Restringido
Ante la duda, democracia
Sagasta no fue siempre primer ministro ni líder, junto a Cánovas, del corrupto sistema caciquil. Empezó sus andanzas como diputado de base en 1854 y tardó casi un año en recibir el encargo de intervenir en el hemiciclo.
Ingeniero de caminos de profesión, pronto ganó fama como buen orador. Uno de sus estudiosos, el doctor Ollero Vallés, relató una confrontación dialéctica de aquel joven Sagasta. El caso fue que un veterano general, al aludir en el Congreso a cierta intervención del joven diputado, se expresó en tono algo despectivo hacia él, diciendo: «Pero, ¿quién es el que vino a plantear semejante tema? Un diputadito de la última hornada, un ingeniero modestísimo a quien allá en Zamora nadie conoce por otro nombre que el del puente». E, incorporándose Sagasta desde su escaño, contestó al momento: «No creo que tenga nada de particular que, siendo ingeniero yo y habiendo construido un puente, el del puente me llamasen. ¡El del puente, y a mucha honra!

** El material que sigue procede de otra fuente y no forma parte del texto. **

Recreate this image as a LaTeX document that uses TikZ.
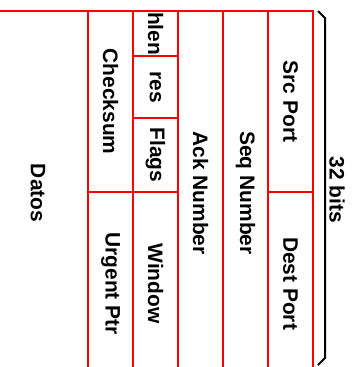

No llamarán a su señoría el de las batallas, porque no ganó ninguna».
El recuerdo de esta anécdota es muy oportuno estos días, después de escuchar algunos ataques hacia alguna destacada dirigente del Partido Socialista que, lejos de ganar una batalla, ha ganado al menos cuatro en el último año.
Nunca un liderazgo se sostiene con escondites estatutarios ni mucho menos destruyendo las alternativas. Se construye tejiendo una red de confianza y de lealtad, pero la lealtad, como casi todo en la vida, es bidireccional. Si la lealtad no es mutua, entonces se trata de sometimiento y este se podrá conseguir por la fuerza, pero desde luego, no es conceptualmente un liderazgo.
Como en tantas cosas, también es fácil reconocer dónde hay liderazgo. Cuando existe, es incuestionado por la mayoría, no se aferra a su sillón o a su tribuna. Todo lo contrario, le piden que se siente en ella o que permanezca en ella y, desde luego, toma sus decisiones en función del bien colectivo y no de su interés personal. Un líder es capaz de hacerse cargo del estado de ánimo de la mayoría y transformarlo, tiene convicciones propias y sueños para los demás y es capaz de contagiarlo. Es generoso y cuando su opinión no va en el sentido de la mayoría, tiene poder de convicción, pero nunca usa su poder de imposición.
Felipe González dimitió como secretario general en mayo de 1979, cuando sus tesis fueron rechazadas por los militantes y volvió en septiembre, cuando el partido le pidió regresar a la dirección. Ese año se celebraron las primeras elecciones municipales en democracia y la inestabilidad política en España era considerable. No hace falta recordar el riesgo permanente de golpe de estado, que cristalizó en el intento fallido del 23-F.
Sin duda, el presidente González lideró el PSOE y España y ejerció su capacidad de convicción dando la vuelta al famoso referéndum de 1986. De igual manera, el presidente José Luis Rodríguez Zapatero, desde su mínima victoria sobre el presidente José Bono, forjó un amplio consenso respecto a su liderazgo y, desde luego, muchos podemos afirmar que nunca buscó cómodos refugios para ejercer su poder. Cuando discrepé con él, en el año 2010, pudo tomar cualquier decisión, pero en coherencia con su pensamiento y su acción política pronunció aquella frase que grabé en mi memoria «ante la duda, democracia». Y se produjo la competición democrática con la ministra Trinidad Jiménez.
Cuando un liderazgo es cuestionado, la democracia es el camino que deben seguir los socialistas. El temor es mal consejero porque todo lo que uno pierde durante años, no se recupera en días. Aunque se puede tener la tentación de pasar hojas de calendario para recuperarlo o quizá por mera supervivencia esperando que escampe el vendaval, pero el calendario no es más que un bloc de 12 páginas.